In short, a classic theme
I thought of this recently while listening to Hurt, a new track by Seth Troxler and Matthew Dear. I saw the two while in Berlin. Going from party to party, they were inseparable. Both spent the night DJing at Berghaim and now, in the full sun of mid-morning, were heading to Bar 25. Troxler, 23, wore a blue and white striped shirt and had the cool, loose swagger of a drunken sailor. Dear, (mid-30’s), looked the picture of nonchalance in his rinse jeans.
Both wore sunglasses.
The collaboration makes sense in reality as well as in the cannon of collaborations. Neither are from Detroit, but both lived in the city during the formative years of their techno careers. Both became successful, exportable commodities of Detroit sound and eventually settled in Berlin.

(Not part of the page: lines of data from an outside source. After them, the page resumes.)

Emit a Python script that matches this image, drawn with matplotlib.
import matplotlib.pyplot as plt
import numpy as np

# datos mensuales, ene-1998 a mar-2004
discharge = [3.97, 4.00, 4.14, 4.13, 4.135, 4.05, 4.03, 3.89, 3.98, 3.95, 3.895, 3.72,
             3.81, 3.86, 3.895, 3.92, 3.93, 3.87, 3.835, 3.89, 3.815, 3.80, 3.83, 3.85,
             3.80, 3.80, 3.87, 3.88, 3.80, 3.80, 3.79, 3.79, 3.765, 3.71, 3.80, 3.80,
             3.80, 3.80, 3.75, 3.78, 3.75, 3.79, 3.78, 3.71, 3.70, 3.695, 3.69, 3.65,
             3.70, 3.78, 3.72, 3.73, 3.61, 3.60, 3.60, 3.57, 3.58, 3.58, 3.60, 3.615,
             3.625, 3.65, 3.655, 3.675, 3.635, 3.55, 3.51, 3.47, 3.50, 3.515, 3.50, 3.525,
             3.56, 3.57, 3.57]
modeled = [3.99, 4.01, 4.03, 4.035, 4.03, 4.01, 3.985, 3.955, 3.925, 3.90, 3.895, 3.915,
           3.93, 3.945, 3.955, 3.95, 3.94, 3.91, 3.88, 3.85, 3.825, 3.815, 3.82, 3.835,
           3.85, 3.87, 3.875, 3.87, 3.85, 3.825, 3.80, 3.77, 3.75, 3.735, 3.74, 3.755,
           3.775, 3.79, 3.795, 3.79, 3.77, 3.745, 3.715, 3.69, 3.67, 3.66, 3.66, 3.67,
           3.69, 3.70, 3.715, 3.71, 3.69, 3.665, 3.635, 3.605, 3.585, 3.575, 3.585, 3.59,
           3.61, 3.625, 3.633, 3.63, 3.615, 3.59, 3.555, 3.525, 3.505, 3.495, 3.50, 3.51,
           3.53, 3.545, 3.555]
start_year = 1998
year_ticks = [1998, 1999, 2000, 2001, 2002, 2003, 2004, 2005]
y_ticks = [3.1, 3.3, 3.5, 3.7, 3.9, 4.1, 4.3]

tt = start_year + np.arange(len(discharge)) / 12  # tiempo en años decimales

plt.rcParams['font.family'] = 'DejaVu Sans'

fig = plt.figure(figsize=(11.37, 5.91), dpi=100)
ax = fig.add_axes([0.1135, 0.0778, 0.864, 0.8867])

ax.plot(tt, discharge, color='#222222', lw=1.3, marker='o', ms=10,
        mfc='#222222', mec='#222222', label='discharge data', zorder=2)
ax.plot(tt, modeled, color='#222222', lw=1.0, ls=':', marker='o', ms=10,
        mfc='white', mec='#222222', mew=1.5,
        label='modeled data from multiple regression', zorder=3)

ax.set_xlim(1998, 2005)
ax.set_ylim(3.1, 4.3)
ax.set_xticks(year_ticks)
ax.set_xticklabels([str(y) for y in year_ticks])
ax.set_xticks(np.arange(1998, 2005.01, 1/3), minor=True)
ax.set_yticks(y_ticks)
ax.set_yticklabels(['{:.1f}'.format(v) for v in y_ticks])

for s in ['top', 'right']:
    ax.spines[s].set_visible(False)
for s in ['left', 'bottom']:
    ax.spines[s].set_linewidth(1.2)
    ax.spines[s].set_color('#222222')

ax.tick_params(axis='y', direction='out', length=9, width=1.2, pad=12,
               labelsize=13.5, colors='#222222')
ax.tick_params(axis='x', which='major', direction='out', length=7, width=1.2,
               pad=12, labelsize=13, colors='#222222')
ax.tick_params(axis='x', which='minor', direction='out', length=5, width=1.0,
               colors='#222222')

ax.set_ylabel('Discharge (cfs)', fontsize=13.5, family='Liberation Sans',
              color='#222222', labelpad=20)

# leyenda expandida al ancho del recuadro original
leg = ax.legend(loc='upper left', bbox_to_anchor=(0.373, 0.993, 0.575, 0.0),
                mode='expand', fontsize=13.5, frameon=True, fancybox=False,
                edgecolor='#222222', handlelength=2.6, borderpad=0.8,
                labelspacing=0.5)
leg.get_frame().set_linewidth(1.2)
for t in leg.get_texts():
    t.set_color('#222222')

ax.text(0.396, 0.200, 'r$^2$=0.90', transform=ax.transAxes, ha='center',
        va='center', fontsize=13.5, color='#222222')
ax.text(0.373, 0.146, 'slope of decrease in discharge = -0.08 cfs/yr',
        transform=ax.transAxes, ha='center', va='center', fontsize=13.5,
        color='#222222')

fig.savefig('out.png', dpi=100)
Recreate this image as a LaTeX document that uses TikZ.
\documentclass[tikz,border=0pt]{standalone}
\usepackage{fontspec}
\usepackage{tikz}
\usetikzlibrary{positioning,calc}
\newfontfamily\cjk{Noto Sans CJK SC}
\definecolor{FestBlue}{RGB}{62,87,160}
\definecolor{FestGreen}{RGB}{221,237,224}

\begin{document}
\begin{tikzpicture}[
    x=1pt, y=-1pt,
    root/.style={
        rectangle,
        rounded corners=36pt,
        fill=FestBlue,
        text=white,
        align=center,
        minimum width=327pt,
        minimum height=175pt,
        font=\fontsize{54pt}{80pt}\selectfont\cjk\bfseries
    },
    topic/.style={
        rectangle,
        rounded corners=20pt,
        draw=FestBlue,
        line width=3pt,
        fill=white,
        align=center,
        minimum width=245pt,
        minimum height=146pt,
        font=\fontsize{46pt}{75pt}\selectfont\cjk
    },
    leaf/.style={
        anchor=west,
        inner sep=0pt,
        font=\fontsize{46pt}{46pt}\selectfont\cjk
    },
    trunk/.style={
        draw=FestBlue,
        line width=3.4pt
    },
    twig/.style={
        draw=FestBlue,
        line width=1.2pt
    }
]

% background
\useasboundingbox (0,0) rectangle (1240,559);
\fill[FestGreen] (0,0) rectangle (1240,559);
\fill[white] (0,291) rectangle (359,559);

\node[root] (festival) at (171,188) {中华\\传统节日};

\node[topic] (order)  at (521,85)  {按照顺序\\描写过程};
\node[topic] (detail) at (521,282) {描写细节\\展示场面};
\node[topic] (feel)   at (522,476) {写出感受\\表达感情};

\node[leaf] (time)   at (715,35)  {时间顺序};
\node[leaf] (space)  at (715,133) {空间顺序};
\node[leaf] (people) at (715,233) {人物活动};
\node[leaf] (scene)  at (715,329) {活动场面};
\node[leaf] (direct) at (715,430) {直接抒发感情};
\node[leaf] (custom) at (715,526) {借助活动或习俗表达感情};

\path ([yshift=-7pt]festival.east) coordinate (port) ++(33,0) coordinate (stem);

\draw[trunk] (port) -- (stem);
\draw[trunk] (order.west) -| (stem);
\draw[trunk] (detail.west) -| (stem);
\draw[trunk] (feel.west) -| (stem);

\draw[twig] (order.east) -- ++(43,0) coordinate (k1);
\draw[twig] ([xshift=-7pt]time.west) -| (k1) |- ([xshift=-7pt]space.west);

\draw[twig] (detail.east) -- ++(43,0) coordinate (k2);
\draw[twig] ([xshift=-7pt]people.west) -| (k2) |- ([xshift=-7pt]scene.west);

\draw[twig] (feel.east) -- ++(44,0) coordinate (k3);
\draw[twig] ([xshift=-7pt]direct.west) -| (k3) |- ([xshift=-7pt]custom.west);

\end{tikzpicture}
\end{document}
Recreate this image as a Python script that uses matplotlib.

Both use various aesthetic/lifestyle/musical means to brand themselves as techno heartthrobs (ehm, renaming one’s self “Dear).
But what I thought back to when I heard Hurt was those five hours of exchange I witnessed that morning in Berlin. At that moment, Dear personified Warhol at one of his Factory parties, quietly surveying the scene before him, smiling at the knowledge that he could make or break the whole thing in seconds. Troxler was Basquiat, young and in love with fame.